Peter, Paul and Mary singles chronology
| "Love City (Postcard from Duluth)" (1968) | "Day Is Done" (1969) | "Leaving on a Jet Plane" (1969) |

= Day Is Done (song) =

"Day Is Done" is a song written by Peter Yarrow. It was recorded by Yarrow's group Peter, Paul and Mary and released as a single in 1969. An anti-war protest song of the Vietnam War era, the song reached No. 21 on Billboard Hot 100, and was ranked No. 48 on the Billboard year-end Top Easy Listening Singles chart of 1969.

==Background==
"Day Is Done" was written by Peter Yarrow in 1968, and it was the last single that Peter, Paul and Mary recorded together as a group (the trio's version of "Leaving on a Jet Plane", released as a single in 1969, appeared on their Album 1700, released in 1967).

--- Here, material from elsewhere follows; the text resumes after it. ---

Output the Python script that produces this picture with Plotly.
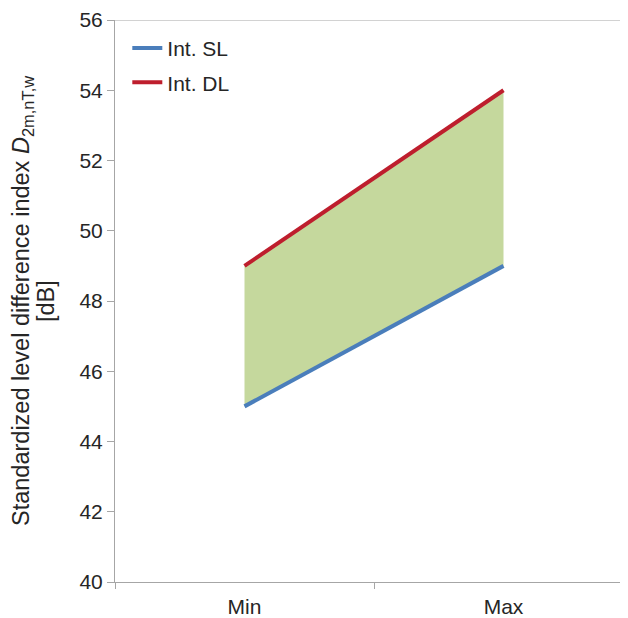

The song was written as an anti-war song during the Vietnam War era. According to Yarrow, it was written from the perspective of his younger brother who faced the possibility of getting drafted into the army. Yarrow performed it as the opening song at a concert during the anti-war march he helped organize in Washington in November 1969. It became one of the best-known protest songs of the era. Yarrow said that the message of the song is that "children will lead us to a better world".

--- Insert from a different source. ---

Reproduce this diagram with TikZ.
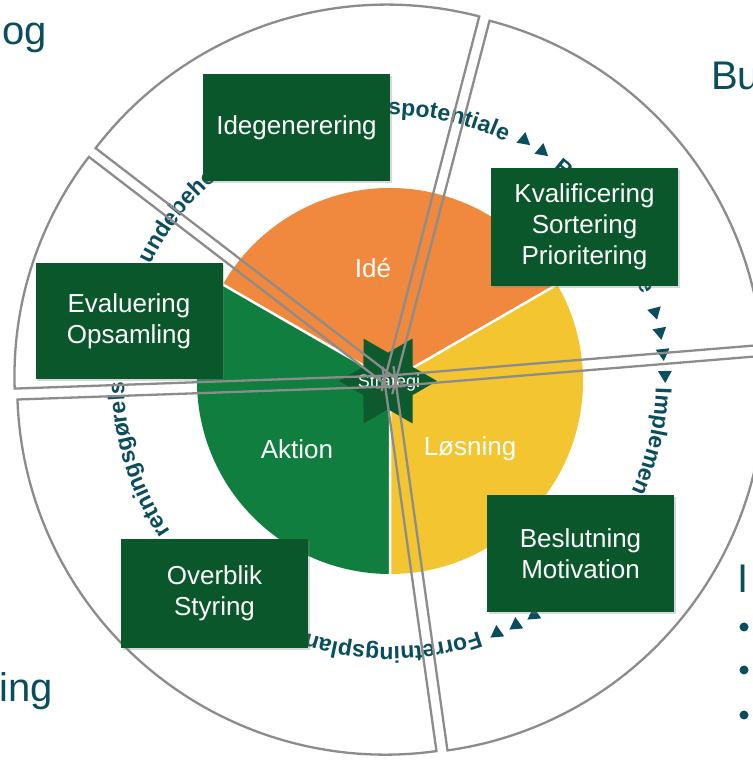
\documentclass[tikz,border=0pt]{standalone}
\usepackage{fontspec}
\setmainfont{Liberation Sans}
\setsansfont{Liberation Sans}
\usetikzlibrary{calc,decorations.text,shadows}
\definecolor{boxgreen}{HTML}{0B572C}
\definecolor{piegreen}{HTML}{107E3E}
\definecolor{pieorange}{HTML}{F0893E}
\definecolor{pieyellow}{HTML}{F3C530}
\definecolor{stargreen}{HTML}{0C5A2D}
\definecolor{ringteal}{HTML}{0A4D5C}
\definecolor{rimgray}{HTML}{8C8C8C}
\newcommand\ringfont{\fontsize{23}{23}\selectfont\bfseries}
\begin{document}
\begin{tikzpicture}[x=1pt,y=1pt,
  greenbox/.style={fill=boxgreen, text=white, minimum width=187pt, minimum height=#1, inner sep=0pt, align=center, font=\fontsize{26}{31}\selectfont, drop shadow={shadow xshift=1.5pt,shadow yshift=-2pt,opacity=0.3}},
  pielabel/.style={text=white, inner sep=0pt, font=\fontsize{26}{31}\selectfont},
  cornertext/.style={text=ringteal, inner sep=0pt, font=\fontsize{40}{48}\selectfont},
  rim/.style={draw=rimgray, line width=2.3pt, line join=miter},
  arrowtri/.style={fill=ringteal},
  ringpath/.style={decorate, decoration={text along path, text color=ringteal, text={|\ringfont|#1}}}
]
\useasboundingbox (0,0) rectangle (752,760);
\fill[white] (0,0) rectangle (752,760);
\coordinate (C) at (390,379);

% corner texts
\node[cornertext, anchor=base east] (og) at (47,715) {og};
\node[cornertext, anchor=base west] (bu) at (711,670) {Bu};
\node[cornertext, anchor=base west] (ing) at (-1,58) {ing};
\node[cornertext, anchor=base west] (inr) at (737,167) {I};
\fill[ringteal] (744,133) circle (4.5);
\fill[ringteal] (744,90) circle (4.5);
\fill[ringteal] (744,45) circle (4.5);

% ring text (visible parts)
\path[ringpath={undebeho}] ($(C)+(154:266)$) arc[start angle=154, delta angle=-60, radius=266];
\path[ringpath={spotentiale}] ($(C)+(90.4:266)$) arc[start angle=90.4, delta angle=-60, radius=266];
\path[ringpath={B}] ($(C)+(52.5:266)$) arc[start angle=52.5, delta angle=-20, radius=266];
\path[ringpath={e}] ($(C)+(21.8:266)$) arc[start angle=21.8, delta angle=-20, radius=266];
\path[ringpath={Implemen}] ($(C)+(-1.5:266)$) arc[start angle=-1.5, delta angle=-60, radius=266];
\path[ringpath={Forretningsplan}] ($(C)+(-70.5:266)$) arc[start angle=-70.5, delta angle=-60, radius=266];
\path[ringpath={retningsgørels}] ($(C)+(-145.5:266)$) arc[start angle=-145.5, delta angle=-60, radius=266];

% triangles
\foreach \x/\y/\r in {524/620/80, 542/609/80, 655/448/-75.4, 660/428/-79.7, 663/407/-84.1, 665/385/-88.7, 534/145/95, 516/135/95, 497/127/95}{
  \fill[arrowtri, shift={(\x,\y)}, rotate=\r] (8,0) -- (-4,6.93) -- (-4,-6.93) -- cycle;
}

% inner pie
\fill[pieorange] (C) -- ++(30:193) arc[start angle=30, end angle=150, radius=193] -- cycle;
\fill[piegreen] (C) -- ++(150:193) arc[start angle=150, end angle=270, radius=193] -- cycle;
\fill[pieyellow] (C) -- ++(270:193) arc[start angle=270, end angle=390, radius=193] -- cycle;
\draw[white, line width=2.5pt] (C) -- ++(30:193) (C) -- ++(150:193) (C) -- ++(270:193);
\node[pielabel] (ide) at (373,492) {Idé};
\node[pielabel] (losning) at (470,311) {Løsning};
\node[pielabel] (aktion) at (297,311) {Aktion};

% star
\fill[stargreen, shift={(388,379)}] (0:49) -- (30:28.3) -- (60:49) -- (90:28.3) -- (120:49) -- (150:28.3) -- (180:49) -- (210:28.3) -- (240:49) -- (270:28.3) -- (300:49) -- (330:28.3) -- cycle;
\node[text=white, inner sep=0pt, font=\fontsize{18}{20}\selectfont] (strategi) at (389,377) {Strategi};

% outer sectors (edges run on a little past the centre)
\foreach \a/\b/\d/\r in {75.4/142.5/9.95/367, 142.5/182/16.3/360, 182/278/7.4/368, 278/364.7/8.0/368, 4.7/75.4/9.5/366}{
  \pgfmathsetmacro\m{(\a+\b)/2}
  \coordinate (A) at ($(C)+(\m:\d)$);
  \coordinate (P) at ($(A)+(\a:\r)$);
  \coordinate (Q) at ($(A)+(\b:\r)$);
  \draw[rim] ($(A)!-20pt!(P)$) -- (P) arc[start angle=\a, end angle=\b, radius=\r] -- ($(A)!-20pt!(Q)$);
}

% boxes
\node[greenbox=107pt] (idegen) at (296.5,632) {Idegenerering};
\node[greenbox=118pt] (kval) at (584.5,533) {Kvalificering\\Sortering\\Prioritering};
\node[greenbox=116pt] (eval) at (129,439) {Evaluering\\Opsamling};
\node[greenbox=109pt] (overblik) at (214.5,166.5) {Overblik\\Styring};
\node[greenbox=117pt] (beslut) at (580.5,206.5) {Beslutning\\Motivation};
\end{tikzpicture}
\end{document}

The single version of the song was recorded live at Carnegie Hall, and an orchestra was then arranged and overdubbed at A&T Studios by Chris Dedrick. The studio version features a children choir from the nursery school of the Westchester Ethical Society and this version was used for the album Peter, Paul and Mommy, released in May.

On Peter, Paul and Mommy, the second half of the second repeat in the song's refrain was cut out. The error was corrected on the compilation album Around the Campfire by copying the second half of the first repeat.

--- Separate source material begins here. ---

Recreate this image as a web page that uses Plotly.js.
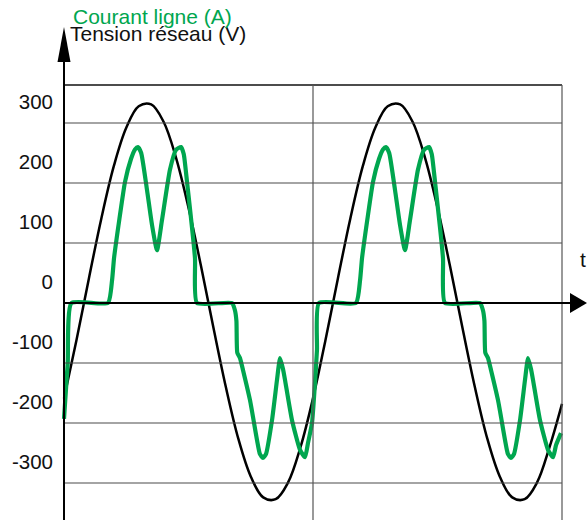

Yarrow later released a children's book based on the lyrics of the song as part of his Songbook Series. It contains a three-song CD with a version of the song he recorded with his daughter Bethany.

==Reception==
The song was released at the end of March 1969, and reached No. 21 on Billboard Hot 100 for chart dated June 21, 1969. Cash Box said that its "live feeling and teen-oriented lyric" gave the song solid sales potential.

The song was nominated at the 12th Annual Grammy Awards in 1970 in the category of Best Folk Performance won by Joni Mitchell's Clouds.

==Charts==

| Chart (1969) | Peak position |
|---|---|
| Canada Adult Contemporary (RPM) | 5 |
| Canada Top Singles (RPM) | 17 |
| US Adult Contemporary (Billboard) | 7 |
| US Billboard Hot 100 | 21 |
| US Cash Box Top 100 | 20 |

==Cover versions==
A French translation of the song titled "Mon Enfant" was written by Boris Bergman and recorded by Nana Mouskouri for her 1969 album, Dans le soleil et dans le vent. She has also covered the English version. "Mon Enfant" was released as a single in late 1969 and it charted at No. 20 in Dutch Charts and No. 17 in the Belgium (Ultratop Wallonia) chart in early 1970.

Johnny Maestro & The Brooklyn Bridge covered the song in 1970. Their cover peaked at No. 98 on the Billboard Hot 100.

Agnes Chan covered the song on her 1971 debut album, Will the Circle Game Be Unbroken?